Ferrari reveals 812 GTS and F8 Spider convertibles

Following an unfortunate leak in Maranello, Ferrari has been forced to reveal its two latest models, both of which happen to be convertibles: the V8-powered F8 Spider and the 812 GTS, the marque’s first series-production drop-top V12 since the Daytona Spider 50 years ago…

The F8 Spider is the open version of the F8 Tributo, Ferrari’s recent homage to its multiple-award-winning twin-turbocharged 3.9-litre V8.

Replacing the outgoing 488 Spider, the open F8 weighs 20kg less than its predecessor and, thanks to various body advancements including the Pista-inspired S-duct in the bonnet and the retractable hardtop, is 10 percent more aerodynamically efficient. Said hardtop can be opened or closed in just 14 seconds at speeds up to 31mph and reportedly shaped the lines of the supercar. 

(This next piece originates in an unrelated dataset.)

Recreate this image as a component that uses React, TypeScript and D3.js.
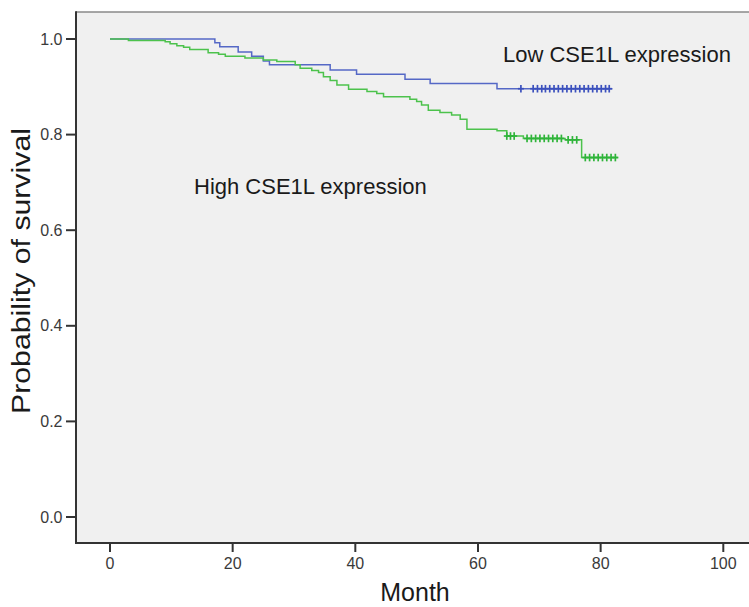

With 710bhp and 770 Nm of torque on tap, the F8 Spider matches the coupé and even dispatches the 0–62mph sprint in an identical 2.9sec. And while the car encompasses the latest versions of Ferrari’s Dynamic Enhancer Plus and Side Slip Angle Control systems and a new ‘Wall Effect’ rev limiter, it’s that masterpiece of an engine that will no doubt dominate the F8 Spider’s driving experience, particularly with no obstructions between it and the cabin. 

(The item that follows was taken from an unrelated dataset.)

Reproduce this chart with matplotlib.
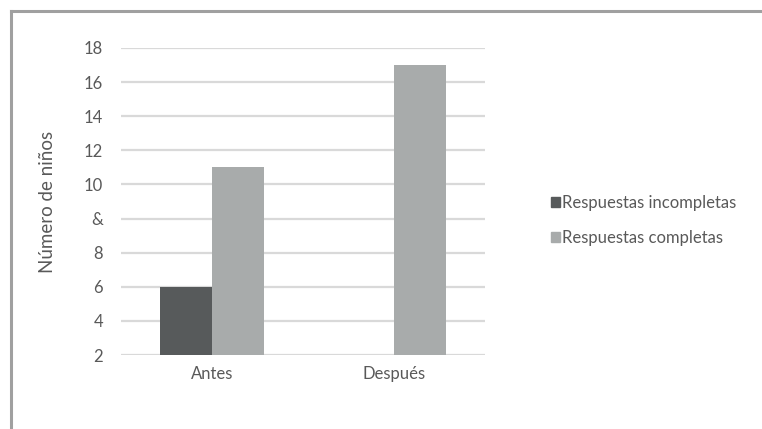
import numpy as np
from matplotlib import pyplot as plt
from matplotlib.lines import Line2D
from matplotlib.patches import Patch

categorias = ['Antes', 'Después']
incompletas = [6, np.nan]
completas = [13, 19]
ticks_y = [2, 4, 6, 8, 10, 12, 14, 16, 18, 20]
etiquetas_y = ['2', '4', '6', '8', '&', '10', '12', '14', '16', '18']

plt.rcParams['font.family'] = ['Lato', 'DejaVu Sans']
gris_texto = '#595959'

fig = plt.figure(figsize=(7.62, 4.29), dpi=100)
ax = fig.add_axes([121 / 762, 1 - 355 / 429, 364 / 762, 307 / 429])

x = np.arange(len(categorias))
ancho = 0.285
ax.bar(x - ancho / 2, np.array(incompletas) - 2, ancho, bottom=2,
       color='#575a5b', label='Respuestas incompletas', zorder=3)
ax.bar(x + ancho / 2, np.array(completas) - 2, ancho, bottom=2,
       color='#a8abab', label='Respuestas completas', zorder=3)

ax.set_xlim(-0.5, 1.5)
ax.set_ylim(2, 20)
ax.set_yticks(ticks_y)
ax.set_yticklabels(etiquetas_y)
ax.set_xticks(x)
ax.set_xticklabels(categorias)
ax.tick_params(length=0, labelsize=12, colors=gris_texto, pad=13)
ax.tick_params(axis='x', pad=8)
ax.grid(axis='y', color='#d9d9d9', linewidth=1.6, zorder=0)
for s in ax.spines.values():
    s.set_visible(False)
ax.set_ylabel('Número de niños', fontsize=13.5, color=gris_texto,
              labelpad=20)

handles = [Patch(color='#575a5b'), Patch(color='#a8abab')]
fig.legend(handles, ['Respuestas incompletas', 'Respuestas completas'],
           loc='upper left', bbox_to_anchor=(544 / 762, 1 - 188 / 429),
           frameon=False, handlelength=0.55, handleheight=0.55,
           handletextpad=0.15, labelspacing=1.15, borderaxespad=0,
           prop={'size': 12}, labelcolor=gris_texto)

# marco gris arriba e izquierda
fig.add_artist(Line2D([10.5 / 762, 1], [1 - 11 / 429] * 2, color='#a0a0a0',
                      linewidth=2.2, transform=fig.transFigure))
fig.add_artist(Line2D([10.5 / 762] * 2, [0, 1 - 11 / 429], color='#a0a0a0',
                      linewidth=2.2, transform=fig.transFigure))

fig.savefig('out.png', dpi=100)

The 812 GTS, meanwhile, is Ferrari’s first series-production V12 convertible since the 365 GTS/4 Daytona Spider 50 years ago (the 550 Barchetta, Superamerica and SA Aperta were limited-edition models, although bizarrely, they all outnumber the Daytona). Boasting the same 6.5-litre V12 as in the 812 Superfast, the GTS’s 800 horses arrive at a dizzying 8,500rpm. According to its maker, the car’s acceleration is “virtually on par” with the coupé and its soul-stirring sound “particularly appreciable when the roof is open”. 

It, too, utilises a retractable hardtop, though the aesthetic tweaks made as a result of the conversion are more extreme than on the F8. In fact, the entire rear of the car has been redesigned to accommodate the roof which, like the F8, can be erected or retracted in 14 seconds and at speeds up to 31mph. We think the GTS looks very handsome and perhaps even better resolved than the hardtop, whose bulbous C pillars we always thought looked a bit cumbersome. 

The entire car is 75kg heavier than the Superfast, though save for a new damper calibration to deal with the increased weight, the car features all of the coupé’s clever technological features. While we’ve no doubt the F8 Spider will be a blast to drive, it’s the 812 GTS with its intoxicating and outrageously powerful V12 that we’d love to experience the most.